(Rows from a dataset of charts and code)
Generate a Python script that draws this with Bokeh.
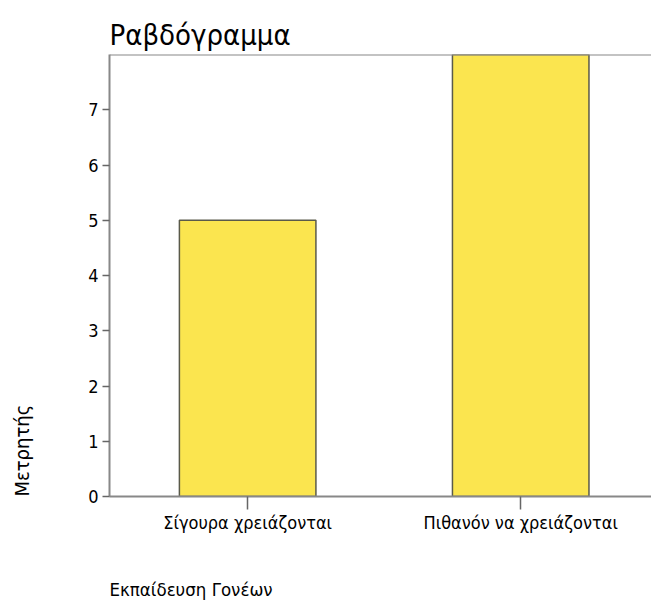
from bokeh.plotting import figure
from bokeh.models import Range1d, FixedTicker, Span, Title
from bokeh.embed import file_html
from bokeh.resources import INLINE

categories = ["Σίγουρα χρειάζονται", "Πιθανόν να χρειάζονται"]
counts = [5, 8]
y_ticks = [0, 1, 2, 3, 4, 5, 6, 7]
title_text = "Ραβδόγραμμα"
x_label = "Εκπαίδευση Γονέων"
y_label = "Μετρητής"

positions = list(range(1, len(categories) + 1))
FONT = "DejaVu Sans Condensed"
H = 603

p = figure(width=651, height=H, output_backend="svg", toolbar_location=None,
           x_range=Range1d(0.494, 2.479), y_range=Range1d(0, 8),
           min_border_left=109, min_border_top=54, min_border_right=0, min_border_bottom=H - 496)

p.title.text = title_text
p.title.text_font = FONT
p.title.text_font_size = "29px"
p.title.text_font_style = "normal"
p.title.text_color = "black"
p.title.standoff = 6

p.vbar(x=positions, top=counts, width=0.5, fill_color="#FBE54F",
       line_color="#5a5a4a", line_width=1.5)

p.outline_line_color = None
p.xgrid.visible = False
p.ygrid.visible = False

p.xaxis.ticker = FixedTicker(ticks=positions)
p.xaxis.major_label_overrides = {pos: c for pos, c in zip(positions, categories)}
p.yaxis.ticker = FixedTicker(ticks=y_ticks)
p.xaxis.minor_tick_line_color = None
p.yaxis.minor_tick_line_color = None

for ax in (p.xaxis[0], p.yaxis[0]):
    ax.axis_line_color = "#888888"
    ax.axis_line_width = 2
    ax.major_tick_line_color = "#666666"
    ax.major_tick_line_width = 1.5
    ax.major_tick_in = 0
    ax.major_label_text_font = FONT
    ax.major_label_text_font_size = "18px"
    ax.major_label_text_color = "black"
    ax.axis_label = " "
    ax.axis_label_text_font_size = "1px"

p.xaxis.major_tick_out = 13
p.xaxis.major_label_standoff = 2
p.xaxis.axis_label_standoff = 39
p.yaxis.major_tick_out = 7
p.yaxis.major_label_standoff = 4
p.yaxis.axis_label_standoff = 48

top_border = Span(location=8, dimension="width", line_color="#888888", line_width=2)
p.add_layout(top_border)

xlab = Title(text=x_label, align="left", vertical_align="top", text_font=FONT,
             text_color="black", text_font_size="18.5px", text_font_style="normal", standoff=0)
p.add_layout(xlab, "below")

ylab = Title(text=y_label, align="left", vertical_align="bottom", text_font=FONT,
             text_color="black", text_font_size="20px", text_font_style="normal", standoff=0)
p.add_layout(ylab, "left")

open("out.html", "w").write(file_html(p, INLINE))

--

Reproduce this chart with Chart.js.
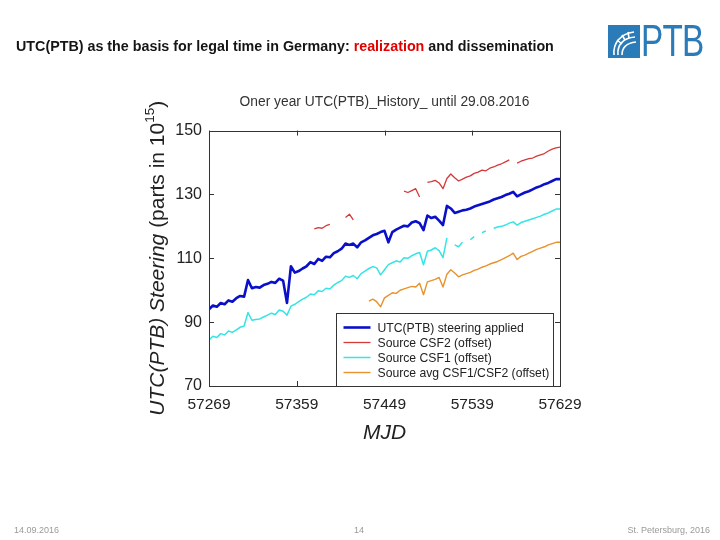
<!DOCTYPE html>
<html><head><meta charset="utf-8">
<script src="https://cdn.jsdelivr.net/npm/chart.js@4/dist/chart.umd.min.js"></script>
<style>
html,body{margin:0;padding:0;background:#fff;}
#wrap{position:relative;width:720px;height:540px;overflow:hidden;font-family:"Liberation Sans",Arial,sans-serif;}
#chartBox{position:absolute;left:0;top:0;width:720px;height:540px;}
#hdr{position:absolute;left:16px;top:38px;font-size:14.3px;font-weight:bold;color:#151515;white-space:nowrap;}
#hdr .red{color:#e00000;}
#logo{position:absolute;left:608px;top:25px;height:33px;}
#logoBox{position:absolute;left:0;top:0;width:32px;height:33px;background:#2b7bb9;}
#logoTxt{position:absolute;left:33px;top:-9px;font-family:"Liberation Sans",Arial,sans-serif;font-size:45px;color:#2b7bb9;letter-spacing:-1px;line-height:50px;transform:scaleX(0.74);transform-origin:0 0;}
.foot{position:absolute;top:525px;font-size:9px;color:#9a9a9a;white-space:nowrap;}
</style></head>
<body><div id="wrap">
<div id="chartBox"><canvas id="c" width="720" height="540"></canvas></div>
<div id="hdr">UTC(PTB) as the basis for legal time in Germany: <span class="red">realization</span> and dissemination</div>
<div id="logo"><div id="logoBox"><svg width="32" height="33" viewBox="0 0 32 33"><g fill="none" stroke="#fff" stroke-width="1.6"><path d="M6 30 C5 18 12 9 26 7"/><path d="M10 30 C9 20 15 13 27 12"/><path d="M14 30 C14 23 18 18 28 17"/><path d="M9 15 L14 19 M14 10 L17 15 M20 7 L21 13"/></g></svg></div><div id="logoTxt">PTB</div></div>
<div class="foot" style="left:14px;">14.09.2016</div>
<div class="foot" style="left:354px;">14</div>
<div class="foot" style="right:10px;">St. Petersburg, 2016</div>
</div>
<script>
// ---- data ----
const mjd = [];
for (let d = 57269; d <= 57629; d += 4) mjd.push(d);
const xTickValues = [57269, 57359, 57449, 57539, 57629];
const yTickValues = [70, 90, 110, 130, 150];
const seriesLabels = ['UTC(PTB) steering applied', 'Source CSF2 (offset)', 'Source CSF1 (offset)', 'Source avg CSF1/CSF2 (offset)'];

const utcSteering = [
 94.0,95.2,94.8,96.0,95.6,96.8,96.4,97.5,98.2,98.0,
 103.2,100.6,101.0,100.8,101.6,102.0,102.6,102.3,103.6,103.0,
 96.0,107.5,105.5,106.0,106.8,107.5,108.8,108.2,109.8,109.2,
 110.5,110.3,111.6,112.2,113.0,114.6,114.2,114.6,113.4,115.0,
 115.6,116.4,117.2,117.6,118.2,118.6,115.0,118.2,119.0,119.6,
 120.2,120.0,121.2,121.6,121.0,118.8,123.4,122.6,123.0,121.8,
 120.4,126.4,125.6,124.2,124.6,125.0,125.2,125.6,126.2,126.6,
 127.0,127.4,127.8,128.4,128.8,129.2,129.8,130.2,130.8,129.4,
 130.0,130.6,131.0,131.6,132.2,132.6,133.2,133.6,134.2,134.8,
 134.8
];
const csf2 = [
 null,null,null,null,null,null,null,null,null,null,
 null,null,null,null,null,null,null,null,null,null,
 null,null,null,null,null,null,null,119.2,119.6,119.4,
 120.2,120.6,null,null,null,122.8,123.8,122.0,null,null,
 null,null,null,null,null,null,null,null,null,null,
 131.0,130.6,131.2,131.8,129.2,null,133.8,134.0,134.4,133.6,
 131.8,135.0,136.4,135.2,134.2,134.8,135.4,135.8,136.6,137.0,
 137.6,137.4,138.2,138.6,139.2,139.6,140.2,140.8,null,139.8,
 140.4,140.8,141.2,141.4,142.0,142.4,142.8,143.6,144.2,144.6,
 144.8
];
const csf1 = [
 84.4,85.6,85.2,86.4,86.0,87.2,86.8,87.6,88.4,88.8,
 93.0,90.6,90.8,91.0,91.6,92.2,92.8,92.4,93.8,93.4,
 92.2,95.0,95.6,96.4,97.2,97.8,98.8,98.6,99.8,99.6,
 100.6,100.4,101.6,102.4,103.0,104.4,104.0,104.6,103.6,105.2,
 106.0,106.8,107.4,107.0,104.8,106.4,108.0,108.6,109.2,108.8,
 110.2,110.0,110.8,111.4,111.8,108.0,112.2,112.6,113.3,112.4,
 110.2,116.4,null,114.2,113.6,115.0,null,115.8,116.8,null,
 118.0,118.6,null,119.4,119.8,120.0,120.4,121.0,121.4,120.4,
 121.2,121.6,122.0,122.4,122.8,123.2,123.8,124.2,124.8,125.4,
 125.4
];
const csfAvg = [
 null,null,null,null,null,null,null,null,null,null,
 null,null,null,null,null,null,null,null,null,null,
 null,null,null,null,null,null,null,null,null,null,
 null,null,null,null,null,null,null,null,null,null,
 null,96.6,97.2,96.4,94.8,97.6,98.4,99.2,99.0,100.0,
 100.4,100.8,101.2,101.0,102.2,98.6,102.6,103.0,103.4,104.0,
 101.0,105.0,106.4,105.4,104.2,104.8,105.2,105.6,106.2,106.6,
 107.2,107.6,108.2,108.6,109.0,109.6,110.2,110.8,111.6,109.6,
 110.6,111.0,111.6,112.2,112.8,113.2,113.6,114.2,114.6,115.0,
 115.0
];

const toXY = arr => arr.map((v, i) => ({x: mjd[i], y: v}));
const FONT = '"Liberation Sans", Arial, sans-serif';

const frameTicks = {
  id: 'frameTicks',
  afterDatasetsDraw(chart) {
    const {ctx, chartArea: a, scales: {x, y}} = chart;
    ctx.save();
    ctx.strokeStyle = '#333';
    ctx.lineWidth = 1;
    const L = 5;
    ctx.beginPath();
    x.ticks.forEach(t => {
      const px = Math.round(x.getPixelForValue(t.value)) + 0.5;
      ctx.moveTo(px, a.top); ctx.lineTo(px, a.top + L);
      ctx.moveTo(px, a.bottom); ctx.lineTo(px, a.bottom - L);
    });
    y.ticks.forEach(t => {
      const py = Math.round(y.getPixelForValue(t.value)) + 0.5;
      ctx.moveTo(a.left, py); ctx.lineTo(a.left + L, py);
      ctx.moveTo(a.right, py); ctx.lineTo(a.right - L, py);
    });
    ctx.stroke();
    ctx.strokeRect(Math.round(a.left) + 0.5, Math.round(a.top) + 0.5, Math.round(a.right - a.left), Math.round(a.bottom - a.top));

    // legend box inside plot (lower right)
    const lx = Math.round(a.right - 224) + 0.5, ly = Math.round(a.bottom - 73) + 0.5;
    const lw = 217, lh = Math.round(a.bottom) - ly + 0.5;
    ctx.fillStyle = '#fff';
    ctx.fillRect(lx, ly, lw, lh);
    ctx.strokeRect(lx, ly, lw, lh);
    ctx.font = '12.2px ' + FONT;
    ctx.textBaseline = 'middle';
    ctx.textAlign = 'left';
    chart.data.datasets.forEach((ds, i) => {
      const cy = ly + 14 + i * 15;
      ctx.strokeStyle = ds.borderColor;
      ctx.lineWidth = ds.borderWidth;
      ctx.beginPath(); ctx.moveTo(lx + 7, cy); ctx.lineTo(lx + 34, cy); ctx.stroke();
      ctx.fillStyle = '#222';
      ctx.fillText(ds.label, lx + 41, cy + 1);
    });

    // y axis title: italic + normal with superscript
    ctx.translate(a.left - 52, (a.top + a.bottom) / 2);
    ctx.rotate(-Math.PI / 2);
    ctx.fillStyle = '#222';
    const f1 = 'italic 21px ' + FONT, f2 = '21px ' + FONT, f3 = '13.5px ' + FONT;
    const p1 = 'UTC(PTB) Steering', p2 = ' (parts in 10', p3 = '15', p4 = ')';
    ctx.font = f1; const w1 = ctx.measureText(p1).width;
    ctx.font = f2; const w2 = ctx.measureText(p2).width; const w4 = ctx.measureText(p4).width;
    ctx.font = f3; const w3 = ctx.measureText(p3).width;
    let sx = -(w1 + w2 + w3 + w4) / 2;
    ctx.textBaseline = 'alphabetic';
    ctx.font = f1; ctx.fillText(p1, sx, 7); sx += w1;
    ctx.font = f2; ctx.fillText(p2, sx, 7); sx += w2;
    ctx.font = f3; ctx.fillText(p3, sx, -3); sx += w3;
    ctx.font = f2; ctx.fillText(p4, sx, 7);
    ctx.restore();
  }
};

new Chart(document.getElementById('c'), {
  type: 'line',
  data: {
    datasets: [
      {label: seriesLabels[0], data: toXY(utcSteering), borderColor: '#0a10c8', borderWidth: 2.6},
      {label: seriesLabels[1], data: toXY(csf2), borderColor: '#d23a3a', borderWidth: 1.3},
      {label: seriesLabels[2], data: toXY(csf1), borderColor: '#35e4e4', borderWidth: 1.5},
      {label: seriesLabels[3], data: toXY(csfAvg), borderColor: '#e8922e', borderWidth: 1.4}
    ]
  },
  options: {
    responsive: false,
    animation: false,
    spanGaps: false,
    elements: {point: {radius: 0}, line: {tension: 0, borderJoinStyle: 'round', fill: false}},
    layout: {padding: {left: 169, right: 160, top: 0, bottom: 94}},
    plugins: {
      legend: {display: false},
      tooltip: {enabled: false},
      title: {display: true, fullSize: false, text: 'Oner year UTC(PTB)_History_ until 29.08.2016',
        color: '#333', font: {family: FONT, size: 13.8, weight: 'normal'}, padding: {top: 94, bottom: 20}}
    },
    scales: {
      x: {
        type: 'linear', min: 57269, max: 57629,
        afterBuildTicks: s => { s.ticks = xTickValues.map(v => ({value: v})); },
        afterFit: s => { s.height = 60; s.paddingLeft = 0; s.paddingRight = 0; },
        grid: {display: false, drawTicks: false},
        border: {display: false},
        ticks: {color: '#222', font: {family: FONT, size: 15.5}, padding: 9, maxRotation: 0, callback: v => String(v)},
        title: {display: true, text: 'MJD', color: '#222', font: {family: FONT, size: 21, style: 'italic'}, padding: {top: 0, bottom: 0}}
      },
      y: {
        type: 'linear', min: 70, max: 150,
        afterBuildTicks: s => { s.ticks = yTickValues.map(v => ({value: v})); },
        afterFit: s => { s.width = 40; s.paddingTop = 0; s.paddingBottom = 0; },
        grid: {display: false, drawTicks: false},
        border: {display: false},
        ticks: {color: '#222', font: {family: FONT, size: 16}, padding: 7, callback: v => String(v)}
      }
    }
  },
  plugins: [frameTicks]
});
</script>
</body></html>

CHALLENGE:
In the listing above, find the line with "Generate a Python" and the line with "min_border_bottom=H - 496)". Copy both of them and every line between, exactly, but not the pictures.

RESULT OF THE TASK:
Generate a Python script that draws this with Bokeh.
from bokeh.plotting import figure
from bokeh.models import Range1d, FixedTicker, Span, Title
from bokeh.embed import file_html
from bokeh.resources import INLINE

categories = ["Σίγουρα χρειάζονται", "Πιθανόν να χρειάζονται"]
counts = [5, 8]
y_ticks = [0, 1, 2, 3, 4, 5, 6, 7]
title_text = "Ραβδόγραμμα"
x_label = "Εκπαίδευση Γονέων"
y_label = "Μετρητής"

positions = list(range(1, len(categories) + 1))
FONT = "DejaVu Sans Condensed"
H = 603

p = figure(width=651, height=H, output_backend="svg", toolbar_location=None,
           x_range=Range1d(0.494, 2.479), y_range=Range1d(0, 8),
           min_border_left=109, min_border_top=54, min_border_right=0, min_border_bottom=H - 496)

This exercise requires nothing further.